While Carey acknowledged that it wasn't necessarily Montañez who invented Flamin' Hot Cheetos, citing "those guys in the plant" who "developed" the product, Carey said Montañez's charismatic personality and leadership qualities aided its success.
"They may have not invented the ingredient, but they invented the energy that goes behind this thing and the positioning, and then it becomes successful," noted Carey. "Without Richard, this thing would not be out there."
So, who invented Flamin' Hot Cheetos?
Shortly after the Los Angeles Times article was published, controversy and "confusion" resulted around Frito-Lay's stance on the Flamin' Hot Cheetos origin story — in part due to "misconstrued" information shared with the media.
In a statement shared with PEOPLE in May 2021, PepsiCo (Frito-Lay is a subsidiary of PepsiCo) acknowledged that "a range of emotions among our employees and consumers" resulted and put "a strain on our valued friendship with Richard Montañez and the Latino community."
PepsiCo clarified who's credited with the invention of the spicy chip brand — and in its statement, attributed "the launch and success of Flamin' Hot Cheetos and other products to several people who worked at PepsiCo, including Richard Montañez."
The parent company also praised Montañez for his work, being "far from being an urban legend" which was previously stated by Frito-Lay in the Times piece. "Richard had a remarkable 40-plus-year career at PepsiCo and made an incredible impact on our business and employees and continues to serve as an inspiration today," the statement added.

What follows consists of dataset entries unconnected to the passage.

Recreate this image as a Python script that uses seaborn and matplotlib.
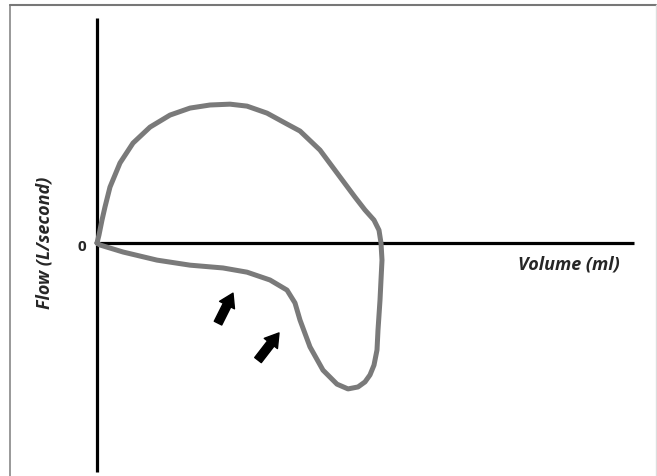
import matplotlib
matplotlib.use('Agg')
import matplotlib.pyplot as plt
import seaborn as sns
import pandas as pd
from matplotlib.lines import Line2D

# Curva fluxo-volume (volume em ml, fluxo em L/s), percorrida no sentido horário
volume = [0, 20, 50, 80, 130, 230, 360, 530, 730, 930, 1130, 1330, 1500, 1700,
          1900, 2030, 2230, 2430, 2580, 2680, 2770, 2820, 2840, 2850, 2840, 2830,
          2810, 2800, 2770, 2730, 2680, 2610, 2510, 2400, 2260, 2130, 2030, 1980,
          1900, 1730, 1500, 1260, 930, 600, 260, 30, 0]
fluxo = [0, 0.29, 0.82, 1.29, 2.00, 2.86, 3.57, 4.14, 4.57, 4.82, 4.93, 4.96, 4.89,
         4.64, 4.25, 4.00, 3.32, 2.36, 1.64, 1.18, 0.82, 0.46, 0, -0.61, -1.32,
         -2.04, -3.11, -3.82, -4.36, -4.71, -4.96, -5.14, -5.21, -5.04, -4.54,
         -3.71, -2.75, -2.14, -1.68, -1.32, -1.04, -0.89, -0.79, -0.61, -0.32,
         -0.07, 0]

# Setas (cauda -> ponta)
setas_inicio = [(1210, -2.86), (1610, -4.18)]
setas_fim = [(1360, -1.79), (1820, -3.21)]

df = pd.DataFrame({'Volume': volume, 'Fluxo': fluxo})

sns.set_style('white')
plt.rcParams['font.family'] = ['Open Sans', 'DejaVu Sans']

fig = plt.figure(figsize=(6.57, 4.76), dpi=100)
ax = fig.add_axes([0, 0, 1, 1])
ax.set_xlim(-970, 5600)
ax.set_ylim(-8.32, 8.68)
ax.axis('off')

# Eixos desenhados à mão
ax.plot([0, 0], [-8.18, 8.04], color='black', lw=2.3, solid_capstyle='butt')
ax.plot([-10, 5370], [0, 0], color='black', lw=2.3, solid_capstyle='butt')

sns.lineplot(data=df, x='Volume', y='Fluxo', sort=False, estimator=None,
             color='#7a7a7a', lw=3.6, ax=ax)
ax.lines[-1].set_solid_joinstyle('round')
ax.lines[-1].set_solid_capstyle('round')

for ini, fim in zip(setas_inicio, setas_fim):
    ax.annotate('', xy=fim, xytext=ini,
                arrowprops=dict(arrowstyle='simple,head_length=0.8,head_width=1.0,tail_width=0.5',
                                mutation_scale=12, color='black', shrinkA=0, shrinkB=0))

ax.text(-155, -0.13, '0', fontsize=11, fontweight='bold', ha='center', va='center')
ax.text(4720, -0.75, 'Volume (ml)', fontsize=13, fontweight='bold', style='italic',
        ha='center', va='center')
ax.text(-530, 0, 'Flow (L/second)', fontsize=13, fontweight='bold', style='italic',
        rotation=90, ha='center', va='center')

# Moldura da imagem
W, H = 657, 476
fig.add_artist(Line2D([10 / W, 10 / W], [0, 1 - 5 / H], color='#888888', lw=1.2))
fig.add_artist(Line2D([10 / W, 656 / W], [1 - 5 / H, 1 - 5 / H], color='#777777', lw=1.5))
fig.add_artist(Line2D([656 / W, 656 / W], [0, 1 - 5 / H], color='#dddddd', lw=1.0))

plt.savefig('out.png', dpi=100)
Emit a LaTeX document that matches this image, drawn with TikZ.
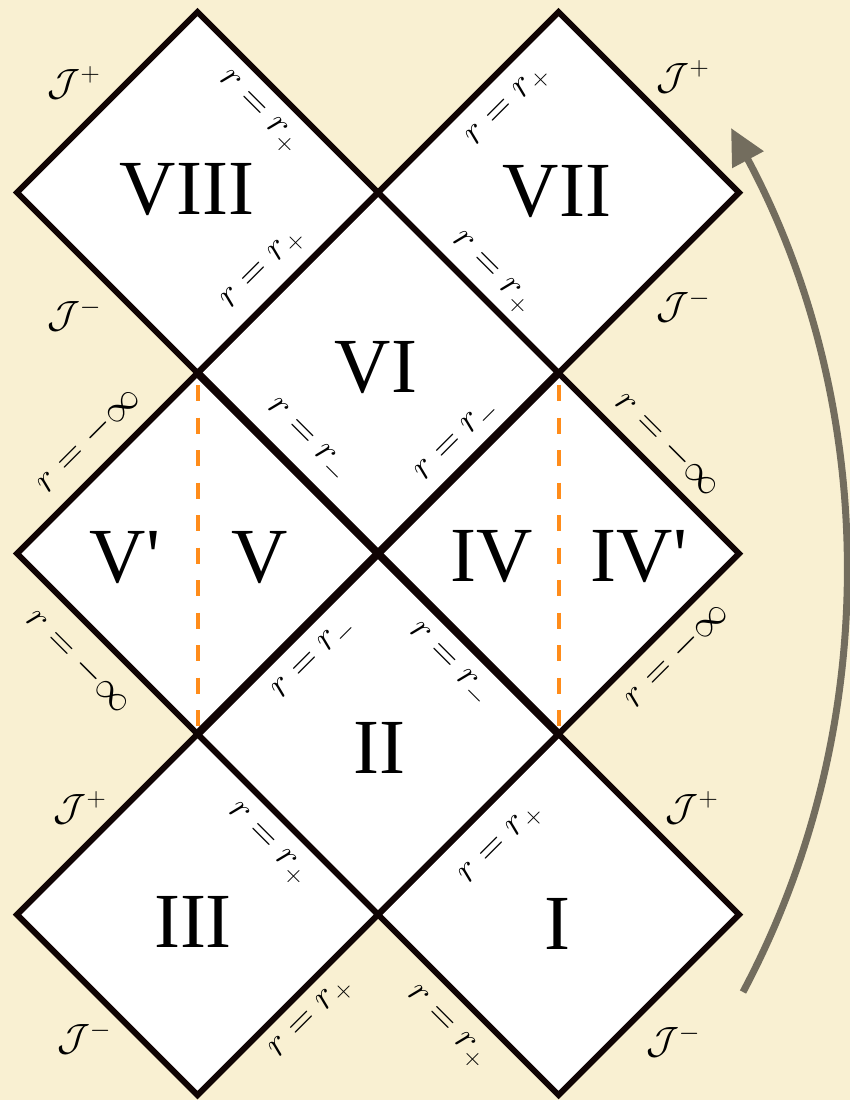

Related:Eva Longoria Calls Directorial Debut 'Flamin' Hot' Film 'Emotional': 'I Don't Even Have Words'
The statement continued, "His insights and ideas on how to better serve Hispanic consumers were invaluable and directly resulted in the success of Flamin' Hot Cheetos. To be clear, we have no reason to doubt the stories he shares about taking the initiative to create new product ideas for the Cheetos brand, and pitching them to past PepsiCo leaders."
While the statement went on to explain that a "separate division team" developed "a spicy product offering for Cheetos and other snack brands" that made it "on store shelves" (which included Flamin' Hot Cheetos), it noted that different divisions and their work streams "were not the best at communicating." Therefore, "a clear link" can not be drawn in crediting one creator.
The PepsiCo spokesperson concluded: "Richard is an important part of PepsiCo's history and the success of the company. He is an inspiration and his story cannot be belittled. We regret the confusion that has come from the recent speculation, but most importantly want Richard to know he is valued and cared for among PepsiCo's employees and we only wish him happiness and success."